Giovanni è un regista alle prese con il suo ultimo film, incentrato su un circolo del Partito Comunista Italiano che ospita lo show di un gruppo di circensi ungheresi, arrivati in città proprio mentre le truppe sovietiche entravano a Budapest nel 1956, dando il via alla rivoluzione ungherese che avrebbe cambiato per sempre il futuro del PCI. Tra difficoltà sul set, una produzione tormentata e il pensiero costante rivolto verso le future sceneggiature, il regista deve fare i conti anche con la sua vita privata, con una moglie-produttrice che sembra allontanarsi sempre di più da lui (e dalla sua idea di cinema) e una figlia alle prese con una storia d’amore un po’ fuori dagli schemi.
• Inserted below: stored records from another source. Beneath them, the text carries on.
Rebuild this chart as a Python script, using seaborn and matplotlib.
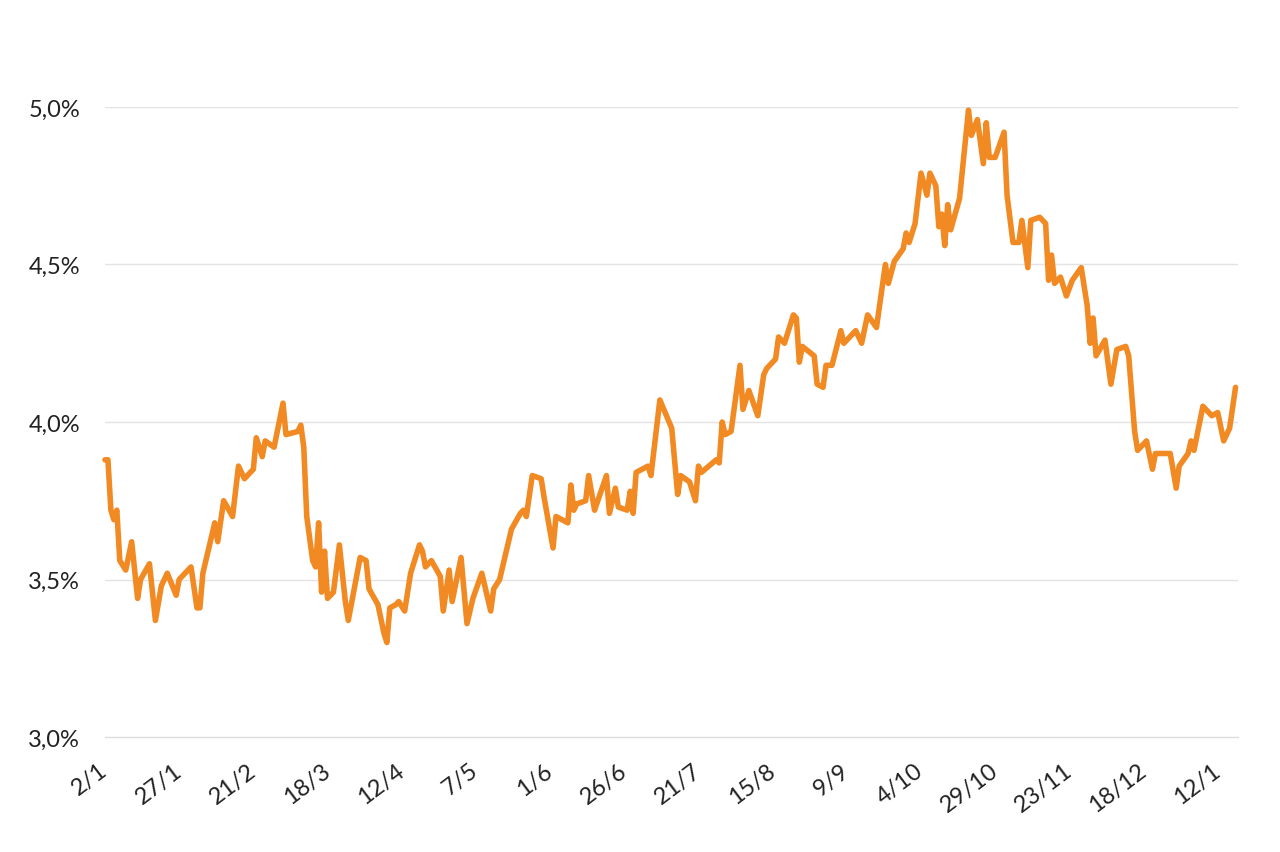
import matplotlib
matplotlib.use("Agg")
import matplotlib.pyplot as plt
import seaborn as sns
import pandas as pd

dates = [
    "2023-01-02", "2023-01-03", "2023-01-04", "2023-01-05", "2023-01-06", "2023-01-07",
    "2023-01-09", "2023-01-11", "2023-01-13", "2023-01-14", "2023-01-17", "2023-01-19",
    "2023-01-21", "2023-01-23", "2023-01-26", "2023-01-27", "2023-01-31", "2023-02-02",
    "2023-02-03", "2023-02-04", "2023-02-08", "2023-02-09", "2023-02-11", "2023-02-14",
    "2023-02-16", "2023-02-18", "2023-02-21", "2023-02-22", "2023-02-24", "2023-02-25",
    "2023-02-28", "2023-03-03", "2023-03-04", "2023-03-08", "2023-03-09", "2023-03-10",
    "2023-03-11", "2023-03-13", "2023-03-14", "2023-03-15", "2023-03-16", "2023-03-17",
    "2023-03-18", "2023-03-20", "2023-03-22", "2023-03-24", "2023-03-25", "2023-03-29",
    "2023-03-31", "2023-04-01", "2023-04-04", "2023-04-06", "2023-04-07", "2023-04-08",
    "2023-04-10", "2023-04-11", "2023-04-13", "2023-04-15", "2023-04-18", "2023-04-19",
    "2023-04-20", "2023-04-22", "2023-04-25", "2023-04-26", "2023-04-28", "2023-04-29",
    "2023-05-02", "2023-05-04", "2023-05-06", "2023-05-09", "2023-05-12", "2023-05-13",
    "2023-05-15", "2023-05-17", "2023-05-19", "2023-05-22", "2023-05-23", "2023-05-24",
    "2023-05-26", "2023-05-29", "2023-05-30", "2023-06-02", "2023-06-03", "2023-06-07",
    "2023-06-08", "2023-06-09", "2023-06-10", "2023-06-13", "2023-06-14", "2023-06-16",
    "2023-06-20", "2023-06-21", "2023-06-23", "2023-06-24", "2023-06-27", "2023-06-28",
    "2023-06-29", "2023-06-30", "2023-07-04", "2023-07-05", "2023-07-08", "2023-07-12",
    "2023-07-14", "2023-07-15", "2023-07-18", "2023-07-20", "2023-07-21", "2023-07-22",
    "2023-07-27", "2023-07-28", "2023-07-29", "2023-07-30", "2023-08-01", "2023-08-04",
    "2023-08-05", "2023-08-07", "2023-08-10", "2023-08-12", "2023-08-13", "2023-08-16",
    "2023-08-17", "2023-08-19", "2023-08-22", "2023-08-23", "2023-08-24", "2023-08-25",
    "2023-08-29", "2023-08-30", "2023-09-01", "2023-09-02", "2023-09-04", "2023-09-07",
    "2023-09-08", "2023-09-12", "2023-09-14", "2023-09-16", "2023-09-19", "2023-09-22",
    "2023-09-23", "2023-09-25", "2023-09-28", "2023-09-29", "2023-09-30", "2023-10-02",
    "2023-10-04", "2023-10-06", "2023-10-07", "2023-10-09", "2023-10-10", "2023-10-11",
    "2023-10-12", "2023-10-13", "2023-10-14", "2023-10-17", "2023-10-20", "2023-10-21",
    "2023-10-23", "2023-10-25", "2023-10-26", "2023-10-27", "2023-10-29", "2023-11-01",
    "2023-11-02", "2023-11-04", "2023-11-06", "2023-11-07", "2023-11-09", "2023-11-10",
    "2023-11-13", "2023-11-15", "2023-11-16", "2023-11-17", "2023-11-18", "2023-11-20",
    "2023-11-22", "2023-11-24", "2023-11-27", "2023-11-29", "2023-11-30", "2023-12-01",
    "2023-12-02", "2023-12-05", "2023-12-07", "2023-12-09", "2023-12-12", "2023-12-13",
    "2023-12-15", "2023-12-16", "2023-12-19", "2023-12-21", "2023-12-22", "2023-12-27",
    "2023-12-29", "2023-12-30", "2024-01-02", "2024-01-03", "2024-01-04", "2024-01-07",
    "2024-01-10", "2024-01-12", "2024-01-14", "2024-01-16", "2024-01-18",
]

yields = [
    3.88, 3.88, 3.72, 3.69, 3.72, 3.56,
    3.53, 3.62, 3.44, 3.50, 3.55, 3.37,
    3.48, 3.52, 3.45, 3.50, 3.54, 3.41,
    3.41, 3.52, 3.68, 3.62, 3.75, 3.70,
    3.86, 3.82, 3.85, 3.95, 3.89, 3.94,
    3.92, 4.06, 3.96, 3.97, 3.99, 3.92,
    3.70, 3.56, 3.54, 3.68, 3.46, 3.59,
    3.44, 3.46, 3.61, 3.43, 3.37, 3.57,
    3.56, 3.47, 3.42, 3.33, 3.30, 3.41,
    3.42, 3.43, 3.40, 3.52, 3.61, 3.59,
    3.54, 3.56, 3.51, 3.40, 3.53, 3.43,
    3.57, 3.36, 3.44, 3.52, 3.40, 3.47,
    3.50, 3.58, 3.66, 3.71, 3.72, 3.70,
    3.83, 3.82, 3.76, 3.60, 3.70, 3.68,
    3.80, 3.72, 3.74, 3.75, 3.83, 3.72,
    3.83, 3.71, 3.79, 3.73, 3.72, 3.78,
    3.71, 3.84, 3.86, 3.83, 4.07, 3.98,
    3.77, 3.83, 3.81, 3.75, 3.86, 3.84,
    3.88, 3.87, 4.00, 3.96, 3.97, 4.18,
    4.04, 4.10, 4.02, 4.15, 4.17, 4.20,
    4.27, 4.25, 4.34, 4.33, 4.19, 4.24,
    4.21, 4.12, 4.11, 4.18, 4.18, 4.29,
    4.25, 4.29, 4.25, 4.34, 4.30, 4.50,
    4.44, 4.51, 4.55, 4.60, 4.57, 4.63,
    4.79, 4.72, 4.79, 4.75, 4.62, 4.66,
    4.56, 4.69, 4.61, 4.71, 4.99, 4.91,
    4.96, 4.82, 4.95, 4.84, 4.84, 4.92,
    4.72, 4.57, 4.57, 4.64, 4.49, 4.64,
    4.65, 4.63, 4.45, 4.53, 4.44, 4.46,
    4.40, 4.45, 4.49, 4.37, 4.25, 4.33,
    4.21, 4.26, 4.12, 4.23, 4.24, 4.21,
    3.97, 3.91, 3.94, 3.85, 3.90, 3.90,
    3.79, 3.86, 3.90, 3.94, 3.91, 4.05,
    4.02, 4.03, 3.94, 3.98, 4.11,
]

tick_dates = [
    "2023-01-02", "2023-01-27", "2023-02-21", "2023-03-18", "2023-04-12", "2023-05-07",
    "2023-06-01", "2023-06-26", "2023-07-21", "2023-08-15", "2023-09-09", "2023-10-04",
    "2023-10-29", "2023-11-23", "2023-12-18", "2024-01-12",
]
tick_labels = ["2/1", "27/1", "21/2", "18/3", "12/4", "7/5", "1/6", "26/6",
               "21/7", "15/8", "9/9", "4/10", "29/10", "23/11", "18/12", "12/1"]
y_ticks = [3.0, 3.5, 4.0, 4.5, 5.0]
y_labels = ["3,0%", "3,5%", "4,0%", "4,5%", "5,0%"]

df = pd.DataFrame({"date": pd.to_datetime(dates), "yield": yields})

sns.set_style("white")
plt.rcParams["font.family"] = ["Lato", "DejaVu Sans"]

fig = plt.figure(figsize=(12.8, 8.53), dpi=100)
ax = fig.add_axes([0.082, 0.1348, 0.885, 0.7386])

sns.lineplot(data=df, x="date", y="yield", ax=ax, color="#F28A24", linewidth=4.0,
             clip_on=False, zorder=3)
for ln in ax.lines:
    ln.set_solid_joinstyle("round")
    ln.set_solid_capstyle("round")

ax.set_ylim(3.0, 5.0)
ax.set_xlim(pd.Timestamp("2023-01-02"), pd.Timestamp("2024-01-18 18:00"))
ax.set_yticks(y_ticks)
ax.set_yticklabels(y_labels, fontsize=17, color="#222222")
ax.set_xticks(pd.to_datetime(tick_dates))
ax.set_xticklabels(tick_labels, fontsize=17, color="#222222", rotation=37,
                   ha="right", va="center", rotation_mode="anchor")

for v in y_ticks[1:]:
    ax.axhline(v, color="#E3E3E3", linewidth=1.0, zorder=1)

for s in ["left", "right", "top"]:
    ax.spines[s].set_visible(False)
ax.spines["bottom"].set_color("#DDDDDD")
ax.spines["bottom"].set_linewidth(1.0)

ax.tick_params(axis="y", length=0, pad=18)
ax.tick_params(axis="x", length=8, color="#DDDDDD", width=1, pad=14)
ax.set_xlabel("")
ax.set_ylabel("")

fig.savefig("out.png", dpi=100, facecolor="white")
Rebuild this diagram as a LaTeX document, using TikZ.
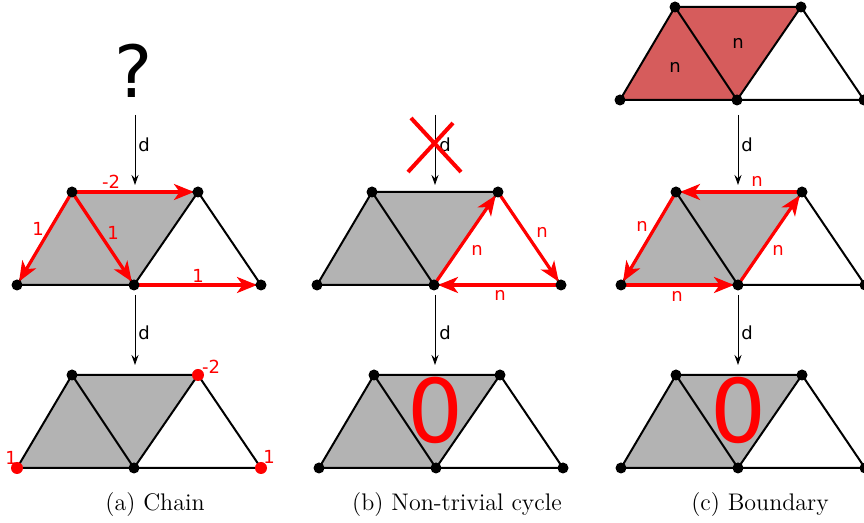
\documentclass[tikz,border=0pt]{standalone}
\usepackage{fontspec}
\newfontfamily\dejavu{DejaVu Sans}
\usetikzlibrary{arrows.meta}
\pgfdeclarelayer{fg}
\pgfsetlayers{main,fg}
\definecolor{graybg}{RGB}{179,179,179}
\definecolor{redfill}{RGB}{214,92,92}
\definecolor{pured}{RGB}{255,0,0}
\tikzset{
  dot/.style={circle,fill=black,inner sep=0pt,minimum size=5.5pt},
  rdot/.style={circle,fill=pured,inner sep=0pt,minimum size=6pt},
  edge/.style={line width=1pt,black,line join=round},
  rarrow/.style={draw=pured,line width=1.6pt,-{Stealth[length=10pt,width=8pt,inset=2.8pt]},shorten >=2pt},
  darrow/.style={line width=0.5pt,-{Stealth[length=5pt,width=3.5pt]}},
  lab/.style={font=\dejavu\fontsize{9}{10}\selectfont,text=pured,inner sep=0pt},
  dlab/.style={font=\dejavu\fontsize{9}{10}\selectfont,inner sep=0pt},
  nlab/.style={font=\dejavu\fontsize{9}{10}\selectfont,inner sep=0pt},
  bigzero/.style={font=\dejavu\fontsize{44}{48}\selectfont,text=pured,inner sep=0pt},
  caption/.style={font=\fontsize{12}{14}\selectfont,inner sep=0pt},
  cross/.style={draw=pured,line width=2pt},
  pics/strip/.style={code={
    \coordinate (-bl) at (-117,0);
    \coordinate (-tl) at (-62,-93);
    \coordinate (-tr) at (64,-93);
    \coordinate (-bm) at (0,0);
    \coordinate (-br) at (127,0);
    \fill[#1] (-bl) -- (-tl) -- (-tr) -- (-bm) -- cycle;
    \draw[edge] (-bl) -- (-tl) -- (-tr) -- (-br) -- (-bm) -- cycle;
    \draw[edge] (-tl) -- (-bm) -- (-tr);
    \begin{pgfonlayer}{fg}
      \node[dot] (-vbl) at (-bl) {};
      \node[dot] (-vtl) at (-tl) {};
      \node[dot] (-vtr) at (-tr) {};
      \node[dot] (-vbm) at (-bm) {};
      \node[dot] (-vbr) at (-br) {};
    \end{pgfonlayer}
  }}
}
\begin{document}
\begin{tikzpicture}[x=0.5pt,y=-0.5pt]
\useasboundingbox (0,0) rectangle (864,523);

% ---------- (a) Chain ----------
\node[font=\dejavu\fontsize{36}{40}\selectfont,inner sep=0pt] (qm) at (134,71) {?};
\coordinate (ad1s) at (135,115); \coordinate (ad1e) at (135,185);
\draw[darrow] (ad1s) -- (ad1e);
\node[dlab] (ad1l) at (144,145) {d};

\pic (am) at (134,285) {strip=graybg};
\draw[rarrow] (am-tl) -- (am-tr);
\draw[rarrow] (am-tl) -- (am-bl);
\draw[rarrow] (am-tl) -- (am-bm);
\draw[rarrow] (am-bm) -- (am-br);
\node[lab] (al1) at (111,182) {-2};
\node[lab] (al2) at (38,229) {1};
\node[lab] (al3) at (113,233) {1};
\node[lab] (al4) at (198,276) {1};

\coordinate (ad2s) at (135,295); \coordinate (ad2e) at (135,365);
\draw[darrow] (ad2s) -- (ad2e);
\node[dlab] (ad2l) at (144,333) {d};

\pic (ab) at (134,468) {strip=graybg};
\begin{pgfonlayer}{fg}
  \node[rdot] (ar1) at (ab-bl) {};
  \node[rdot] (ar2) at (ab-tr) {};
  \node[rdot] (ar3) at (ab-br) {};
\end{pgfonlayer}
\node[lab] (abl1) at (11,458) {1};
\node[lab] (abl2) at (211,367) {-2};
\node[lab] (abl3) at (269,457) {1};

\node[caption] (capa) at (155,505) {(a) Chain};

% ---------- (b) Non-trivial cycle ----------
\coordinate (bd1s) at (435,115); \coordinate (bd1e) at (435,185);
\draw[darrow] (bd1s) -- (bd1e);
\node[dlab] (bd1l) at (445,145) {d};
\coordinate (bx1) at (411,118); \coordinate (bx2) at (461,172);
\coordinate (bx3) at (453,123); \coordinate (bx4) at (408,172);
\draw[cross] (bx1) -- (bx2);
\draw[cross] (bx3) -- (bx4);

\pic (bm) at (434,285) {strip=graybg};
\draw[rarrow] (bm-bm) -- (bm-tr);
\draw[rarrow] (bm-tr) -- (bm-br);
\draw[rarrow] (bm-br) -- (bm-bm);
\node[lab] (bl1) at (477,250) {n};
\node[lab] (bl2) at (542,232) {n};
\node[lab] (bl3) at (500,295) {n};

\coordinate (bd2s) at (435,295); \coordinate (bd2e) at (435,365);
\draw[darrow] (bd2s) -- (bd2e);
\node[dlab] (bd2l) at (445,333) {d};

\pic (bb) at (436,468) {strip=graybg};
\node[bigzero] (bz) at (435,410) {0};

\node[caption] (capb) at (457,505) {(b) Non-trivial cycle};

% ---------- (c) Boundary ----------
\pic (ct) at (737,100) {strip=redfill};
\node[nlab] (ctl1) at (675,67) {n};
\node[nlab] (ctl2) at (738,43) {n};

\coordinate (cd1s) at (738,115); \coordinate (cd1e) at (738,185);
\draw[darrow] (cd1s) -- (cd1e);
\node[dlab] (cd1l) at (747,145) {d};

\pic (cm) at (738,285) {strip=graybg};
\draw[rarrow] (cm-tr) -- (cm-tl);
\draw[rarrow] (cm-tl) -- (cm-bl);
\draw[rarrow] (cm-bl) -- (cm-bm);
\draw[rarrow] (cm-bm) -- (cm-tr);
\node[lab] (cl1) at (757,181) {n};
\node[lab] (cl2) at (642,226) {n};
\node[lab] (cl3) at (677,296) {n};
\node[lab] (cl4) at (778,250) {n};

\coordinate (cd2s) at (738,295); \coordinate (cd2e) at (738,365);
\draw[darrow] (cd2s) -- (cd2e);
\node[dlab] (cd2l) at (747,333) {d};

\pic (cb) at (738,468) {strip=graybg};
\node[bigzero] (cz) at (738,410) {0};

\node[caption] (capc) at (760,505) {(c) Boundary};
\end{tikzpicture}
\end{document}
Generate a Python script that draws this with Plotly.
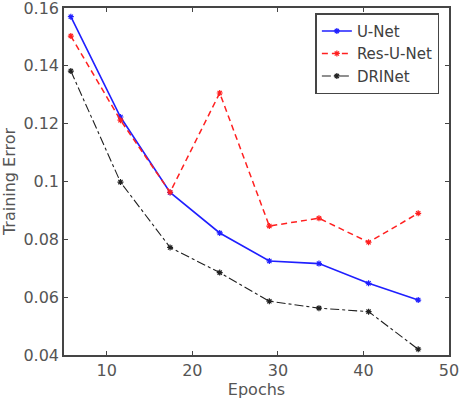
import plotly.graph_objects as go

epochs = [5.8, 11.6, 17.4, 23.2, 29.0, 34.8, 40.6, 46.4]
unet = [0.157, 0.1223, 0.0962, 0.0822, 0.0725, 0.0716, 0.0648, 0.0590]
resunet = [0.1503, 0.1212, 0.0963, 0.1306, 0.0846, 0.0873, 0.0790, 0.0890]
drinet = [0.1382, 0.0998, 0.0772, 0.0685, 0.0586, 0.0562, 0.0550, 0.0420]

fig = go.Figure()
fig.add_trace(go.Scatter(x=epochs, y=unet, name="U-Net", mode="lines+markers",
                         line=dict(color="#1f1fff", width=1.6),
                         marker=dict(symbol="asterisk-open", size=5,
                                     line=dict(color="#1f1fff", width=1.2))))
fig.add_trace(go.Scatter(x=epochs, y=resunet, name="Res-U-Net", mode="lines+markers",
                         line=dict(color="#ff2020", width=1.5, dash="6px,4px"),
                         marker=dict(symbol="asterisk-open", size=5,
                                     line=dict(color="#ff2020", width=1.2))))
fig.add_trace(go.Scatter(x=epochs, y=drinet, name="DRINet", mode="lines+markers",
                         line=dict(color="#202020", width=1.1, dash="dashdot"),
                         marker=dict(symbol="asterisk-open", size=5,
                                     line=dict(color="#202020", width=1.2))))

axcol = "#454545"
fig.update_layout(
    width=462, height=399,
    margin=dict(l=64, r=13, t=8, b=44),
    paper_bgcolor="white", plot_bgcolor="white",
    font=dict(family="DejaVu Sans", size=16, color="#555555"),
    showlegend=True,
    legend=dict(x=0.975, y=0.985, xanchor="right", yanchor="top",
                bordercolor=axcol, borderwidth=1.5, bgcolor="white",
                font=dict(size=15, color="#404040"),
                tracegroupgap=0, itemwidth=30),
)
fig.update_xaxes(range=[5, 50], tickvals=[10, 20, 30, 40, 50],
                 showgrid=False, zeroline=False, showline=True, linecolor=axcol,
                 linewidth=1.6, mirror="ticks", ticks="inside", ticklen=4, tickcolor=axcol,
                 tickfont=dict(size=16), automargin=False, ticklabeloverflow="allow",
                 title=dict(text="Epochs", standoff=8, font=dict(size=16)))
fig.update_yaxes(range=[0.04, 0.16], tickvals=[0.04, 0.06, 0.08, 0.1, 0.12, 0.14, 0.16],
                 ticktext=["0.04", "0.06", "0.08", "0.1", "0.12", "0.14", "0.16"],
                 showgrid=False, zeroline=False, showline=True, linecolor=axcol,
                 linewidth=1.6, mirror="ticks", ticks="inside", ticklen=4, tickcolor=axcol,
                 tickfont=dict(size=16), automargin=False, ticklabeloverflow="allow",
                 title=dict(text="Training Error", standoff=6, font=dict(size=16)))

fig.write_html("out.html")
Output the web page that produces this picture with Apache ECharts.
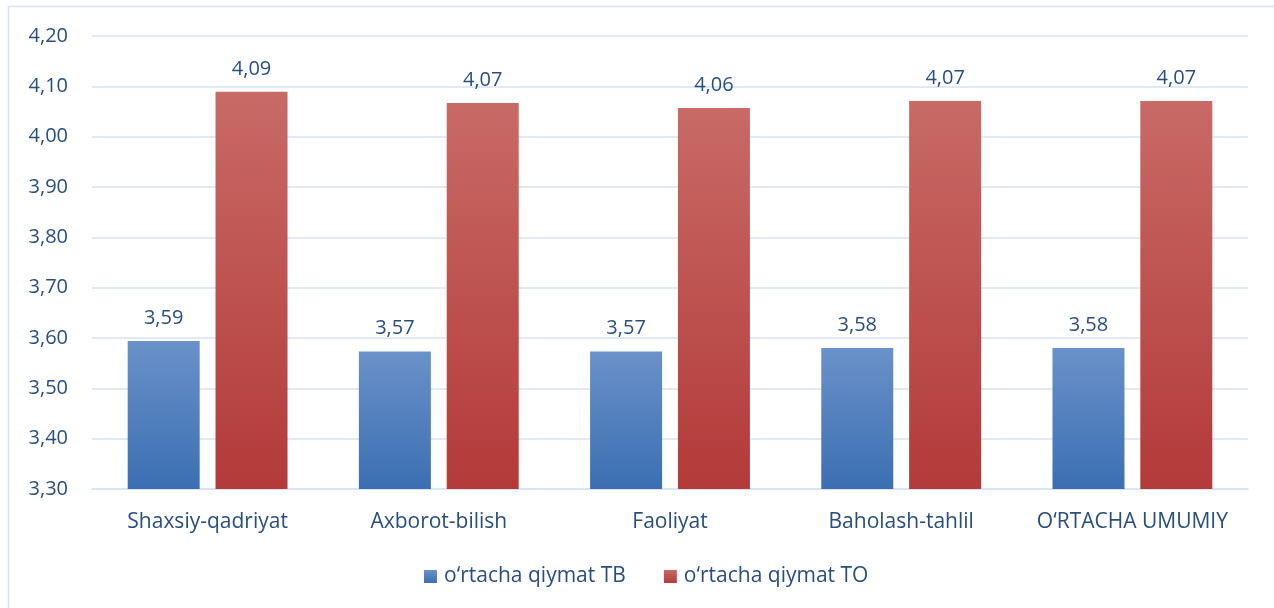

Vera e propria finestra sulla mente di Moretti, Il Sol dell’Avvenire offre una moltitudine di chiavi di lettura, dalla polemica nei confronti della struttura “industriale” ricercata dalle piattaforme streaming (“Le piattaforme vanno bene per le serie tv, i film vanno visti in sala”), alla nostalgia nei confronti di un attivismo politico ormai in fase terminale, senza perdere di vista il nocciolo di tutto, di tutti: l’ineluttabilità del tempo che passa (“Avrei dovuto girare questo film anni fa”). Ovviamente tra commozione e ironia, non manca la scena cult che resterà impressa nel sorriso di ogni spettatore: la straordinaria polemica con il regista esordiente, pretesto per lanciare l’ennesima invettiva morettiana, stavolta contro l’estetizzazione della violenza nel cinema contemporaneo. E così, tra un capolavoro di Fabrizio De André all’immancabile hit di Battiato, Nanni Moretti centra il suo personalissimo 8 e 1/2, facendoci lasciare la sala più ricchi e al tempo stesso più leggeri di come c’eravamo entrati. Lunga vita a Nanni Moretti!